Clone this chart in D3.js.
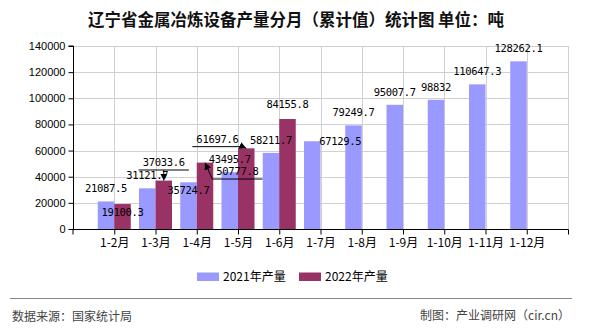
<!DOCTYPE html>
<html><head><meta charset="utf-8">
<script src="https://cdn.jsdelivr.net/npm/d3@7/dist/d3.min.js"></script>
<style>
html,body{margin:0;padding:0;background:#fff;}
svg{display:block;}
</style></head>
<body>
<svg id="chart" width="590" height="330"></svg>
<script>
// ---- data ----
const categories = ["1-2月","1-3月","1-4月","1-5月","1-6月","1-7月","1-8月","1-9月","1-10月","1-11月","1-12月"];
const seriesNames = ["2021年产量","2022年产量"];
const values2021 = [21087.5,31121.7,35724.7,43495.7,58211.7,67129.5,79249.7,95007.7,98832,110647.3,128262.1];
const values2022 = [19100.3,37033.6,50777.8,61697.6,84155.8];
const yTicks = [0,20000,40000,60000,80000,100000,120000,140000];
const title = "辽宁省金属冶炼设备产量分月（累计值）统计图 单位：吨";
const sourceText = "数据来源：国家统计局";
const creditText = "制图：产业调研网（cir.cn）";

// ---- label layout tweaks (offsets of label from bar top, px) ----
const labelTweak2021 = {2:{dx:0,dy:12},5:{dx:28,dy:3.7}};
const labelTweak2022 = {0:{dx:0,dy:12},1:{dx:0,dy:-14.6,leader:true},2:{dx:32.4,dy:12.4,leader:true},3:{dx:-28.8,dy:-5.7,leader:true},4:{dx:0,dy:-10.7}};

const colors = ["#9999FF","#993366"];
const svg = d3.select("#chart");
const L = 73, R = 568, T = 46, B = 229;

const x = d3.scalePoint().domain(categories).range([L,R]).padding(1);
const xs = d3.scaleBand().domain(seriesNames).range([-16.5,16.5]).padding(0);
const y = d3.scaleLinear().domain([0,140000]).range([B,T]);

svg.append("defs").append("marker")
  .attr("id","arr").attr("viewBox","0 0 10 10").attr("refX",10).attr("refY",5)
  .attr("markerWidth",7).attr("markerHeight",7).attr("markerUnits","userSpaceOnUse")
  .attr("orient","auto")
  .append("path").attr("d","M0,0 L10,5 L0,10 z").attr("fill","#000");

// title
svg.append("text").attr("x",296).attr("y",26).attr("text-anchor","middle")
  .attr("font-family","'Noto Sans CJK SC'").attr("font-size",16.5).attr("font-weight","bold")
  .attr("fill","#111").text(title);

// grid
const grid = svg.append("g").attr("stroke","#d0d0d0").attr("stroke-width",1);
yTicks.filter(d=>d>0).forEach(v=>{
  grid.append("line").attr("x1",L).attr("x2",R).attr("y1",Math.round(y(v))+0.5).attr("y2",Math.round(y(v))+0.5);
});
categories.forEach(c=>{
  grid.append("line").attr("x1",Math.round(x(c))+0.5).attr("x2",Math.round(x(c))+0.5).attr("y1",T).attr("y2",B);
});
grid.append("line").attr("x1",R+0.5).attr("x2",R+0.5).attr("y1",T).attr("y2",B);

// bars
const allSeries = [values2021, values2022];
allSeries.forEach((vals,si)=>{
  svg.append("g").selectAll("rect").data(vals).join("rect")
    .attr("x",(d,i)=>x(categories[i])+xs(seriesNames[si]))
    .attr("width",xs.bandwidth())
    .attr("y",d=>y(d)).attr("height",d=>B-y(d))
    .attr("fill",colors[si]);
});

// axes
const yAxis = svg.append("g").attr("transform",`translate(${L+0.5},0)`)
  .call(d3.axisLeft(y).tickValues(yTicks).tickSize(5).tickPadding(3).tickFormat(d3.format("d")));
yAxis.select(".domain").attr("d",`M-5,${T}H0V${B}`).attr("stroke","#000");
yAxis.selectAll("text").attr("font-family","'Liberation Sans',Arial").attr("font-size",11).attr("fill","#000");
yAxis.selectAll("line").attr("stroke","#000");

const xAxis = svg.append("g").attr("transform",`translate(0,${B+0.5})`)
  .call(d3.axisBottom(x).tickSize(5).tickPadding(4));
xAxis.select(".domain").attr("d",`M${L},5V0H${R+0.5}V5`).attr("stroke","#000");
xAxis.selectAll("text").attr("font-family","'Noto Sans CJK SC'").attr("font-size",12).attr("fill","#000");
xAxis.selectAll("line").attr("stroke","#000");

// data labels
const labelFont = "'DejaVu Sans Mono',monospace";
const lblG = svg.append("g");
const leaderG = svg.append("g");
function drawLabels(vals, si, tweaks){
  vals.forEach((v,i)=>{
    const cx = x(categories[i]) + xs(seriesNames[si]) + xs.bandwidth()/2;
    const top = y(v);
    const tw = tweaks[i] || {dx:0,dy:-9};
    const txt = String(v);
    const t = lblG.append("text").attr("x",cx+tw.dx).attr("y",top+tw.dy)
      .attr("text-anchor","middle").attr("font-family",labelFont)
      .attr("font-size",10.5).attr("letter-spacing","-0.3px").attr("fill","#000").text(txt);
    if(tw.leader){
      const bb = t.node().getBBox();
      const ux1 = bb.x-4, ux2 = bb.x+bb.width+4, uy = top+tw.dy+4;
      leaderG.append("line").attr("x1",ux1).attr("x2",ux2).attr("y1",uy).attr("y2",uy)
        .attr("stroke","#000").attr("stroke-width",1);
      const sx = Math.max(ux1, Math.min(ux2, cx));
      leaderG.append("line").attr("x1",sx).attr("y1",uy).attr("x2",cx).attr("y2",top)
        .attr("stroke","#000").attr("stroke-width",1).attr("marker-end","url(#arr)");
    }
  });
}
drawLabels(values2021,0,labelTweak2021);
drawLabels(values2022,1,labelTweak2022);

// legend
const lg = svg.append("g");
const legendX = [197, 299];
seriesNames.forEach((n,i)=>{
  lg.append("rect").attr("x",legendX[i]).attr("y",272.5).attr("width",22).attr("height",8.5).attr("fill",colors[i]);
  lg.append("text").attr("x",legendX[i]+26).attr("y",281).attr("font-family","'Noto Sans CJK SC'")
    .attr("font-size",12).attr("fill","#000").text(n);
});

// footer
svg.append("line").attr("x1",10).attr("x2",572).attr("y1",298.5).attr("y2",298.5).attr("stroke","#888").attr("stroke-width",1);
svg.append("text").attr("x",12).attr("y",320.5).attr("font-family","'Noto Sans CJK SC'").attr("font-size",12)
  .attr("fill","#444").text(sourceText);
svg.append("text").attr("x",570).attr("y",320).attr("text-anchor","end").attr("font-family","'Noto Sans CJK SC'").attr("font-size",12)
  .attr("fill","#444").text(creditText);
</script>
</body></html>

========================================

● **What is being asked**
The material above holds pictures; copy everything else in it exactly.

● **Reply to the exercise**
Clone this chart in D3.js.
<!DOCTYPE html>
<html><head><meta charset="utf-8">
<script src="https://cdn.jsdelivr.net/npm/d3@7/dist/d3.min.js"></script>
<style>
html,body{margin:0;padding:0;background:#fff;}
svg{display:block;}
</style></head>
<body>
<svg id="chart" width="590" height="330"></svg>
<script>
// ---- data ----
const categories = ["1-2月","1-3月","1-4月","1-5月","1-6月","1-7月","1-8月","1-9月","1-10月","1-11月","1-12月"];
const seriesNames = ["2021年产量","2022年产量"];
const values2021 = [21087.5,31121.7,35724.7,43495.7,58211.7,67129.5,79249.7,95007.7,98832,110647.3,128262.1];
const values2022 = [19100.3,37033.6,50777.8,61697.6,84155.8];
const yTicks = [0,20000,40000,60000,80000,100000,120000,140000];
const title = "辽宁省金属冶炼设备产量分月（累计值）统计图 单位：吨";
const sourceText = "数据来源：国家统计局";
const creditText = "制图：产业调研网（cir.cn）";

// ---- label layout tweaks (offsets of label from bar top, px) ----
const labelTweak2021 = {2:{dx:0,dy:12},5:{dx:28,dy:3.7}};
const labelTweak2022 = {0:{dx:0,dy:12},1:{dx:0,dy:-14.6,leader:true},2:{dx:32.4,dy:12.4,leader:true},3:{dx:-28.8,dy:-5.7,leader:true},4:{dx:0,dy:-10.7}};

const colors = ["#9999FF","#993366"];
const svg = d3.select("#chart");
const L = 73, R = 568, T = 46, B = 229;

const x = d3.scalePoint().domain(categories).range([L,R]).padding(1);
const xs = d3.scaleBand().domain(seriesNames).range([-16.5,16.5]).padding(0);
const y = d3.scaleLinear().domain([0,140000]).range([B,T]);

svg.append("defs").append("marker")
  .attr("id","arr").attr("viewBox","0 0 10 10").attr("refX",10).attr("refY",5)
  .attr("markerWidth",7).attr("markerHeight",7).attr("markerUnits","userSpaceOnUse")
  .attr("orient","auto")
  .append("path").attr("d","M0,0 L10,5 L0,10 z").attr("fill","#000");

// title
svg.append("text").attr("x",296).attr("y",26).attr("text-anchor","middle")
  .attr("font-family","'Noto Sans CJK SC'").attr("font-size",16.5).attr("font-weight","bold")
  .attr("fill","#111").text(title);

// grid
const grid = svg.append("g").attr("stroke","#d0d0d0").attr("stroke-width",1);
yTicks.filter(d=>d>0).forEach(v=>{
  grid.append("line").attr("x1",L).attr("x2",R).attr("y1",Math.round(y(v))+0.5).attr("y2",Math.round(y(v))+0.5);
});
categories.forEach(c=>{
  grid.append("line").attr("x1",Math.round(x(c))+0.5).attr("x2",Math.round(x(c))+0.5).attr("y1",T).attr("y2",B);
});
grid.append("line").attr("x1",R+0.5).attr("x2",R+0.5).attr("y1",T).attr("y2",B);

// bars
const allSeries = [values2021, values2022];
allSeries.forEach((vals,si)=>{
  svg.append("g").selectAll("rect").data(vals).join("rect")
    .attr("x",(d,i)=>x(categories[i])+xs(seriesNames[si]))
    .attr("width",xs.bandwidth())
    .attr("y",d=>y(d)).attr("height",d=>B-y(d))
    .attr("fill",colors[si]);
});

// axes
const yAxis = svg.append("g").attr("transform",`translate(${L+0.5},0)`)
  .call(d3.axisLeft(y).tickValues(yTicks).tickSize(5).tickPadding(3).tickFormat(d3.format("d")));
yAxis.select(".domain").attr("d",`M-5,${T}H0V${B}`).attr("stroke","#000");
yAxis.selectAll("text").attr("font-family","'Liberation Sans',Arial").attr("font-size",11).attr("fill","#000");
yAxis.selectAll("line").attr("stroke","#000");

const xAxis = svg.append("g").attr("transform",`translate(0,${B+0.5})`)
  .call(d3.axisBottom(x).tickSize(5).tickPadding(4));
xAxis.select(".domain").attr("d",`M${L},5V0H${R+0.5}V5`).attr("stroke","#000");
xAxis.selectAll("text").attr("font-family","'Noto Sans CJK SC'").attr("font-size",12).attr("fill","#000");
xAxis.selectAll("line").attr("stroke","#000");

// data labels
const labelFont = "'DejaVu Sans Mono',monospace";
const lblG = svg.append("g");
const leaderG = svg.append("g");
function drawLabels(vals, si, tweaks){
  vals.forEach((v,i)=>{
    const cx = x(categories[i]) + xs(seriesNames[si]) + xs.bandwidth()/2;
    const top = y(v);
    const tw = tweaks[i] || {dx:0,dy:-9};
    const txt = String(v);
    const t = lblG.append("text").attr("x",cx+tw.dx).attr("y",top+tw.dy)
      .attr("text-anchor","middle").attr("font-family",labelFont)
      .attr("font-size",10.5).attr("letter-spacing","-0.3px").attr("fill","#000").text(txt);
    if(tw.leader){
      const bb = t.node().getBBox();
      const ux1 = bb.x-4, ux2 = bb.x+bb.width+4, uy = top+tw.dy+4;
      leaderG.append("line").attr("x1",ux1).attr("x2",ux2).attr("y1",uy).attr("y2",uy)
        .attr("stroke","#000").attr("stroke-width",1);
      const sx = Math.max(ux1, Math.min(ux2, cx));
      leaderG.append("line").attr("x1",sx).attr("y1",uy).attr("x2",cx).attr("y2",top)
        .attr("stroke","#000").attr("stroke-width",1).attr("marker-end","url(#arr)");
    }
  });
}
drawLabels(values2021,0,labelTweak2021);
drawLabels(values2022,1,labelTweak2022);

// legend
const lg = svg.append("g");
const legendX = [197, 299];
seriesNames.forEach((n,i)=>{
  lg.append("rect").attr("x",legendX[i]).attr("y",272.5).attr("width",22).attr("height",8.5).attr("fill",colors[i]);
  lg.append("text").attr("x",legendX[i]+26).attr("y",281).attr("font-family","'Noto Sans CJK SC'")
    .attr("font-size",12).attr("fill","#000").text(n);
});

// footer
svg.append("line").attr("x1",10).attr("x2",572).attr("y1",298.5).attr("y2",298.5).attr("stroke","#888").attr("stroke-width",1);
svg.append("text").attr("x",12).attr("y",320.5).attr("font-family","'Noto Sans CJK SC'").attr("font-size",12)
  .attr("fill","#444").text(sourceText);
svg.append("text").attr("x",570).attr("y",320).attr("text-anchor","end").attr("font-family","'Noto Sans CJK SC'").attr("font-size",12)
  .attr("fill","#444").text(creditText);
</script>
</body></html>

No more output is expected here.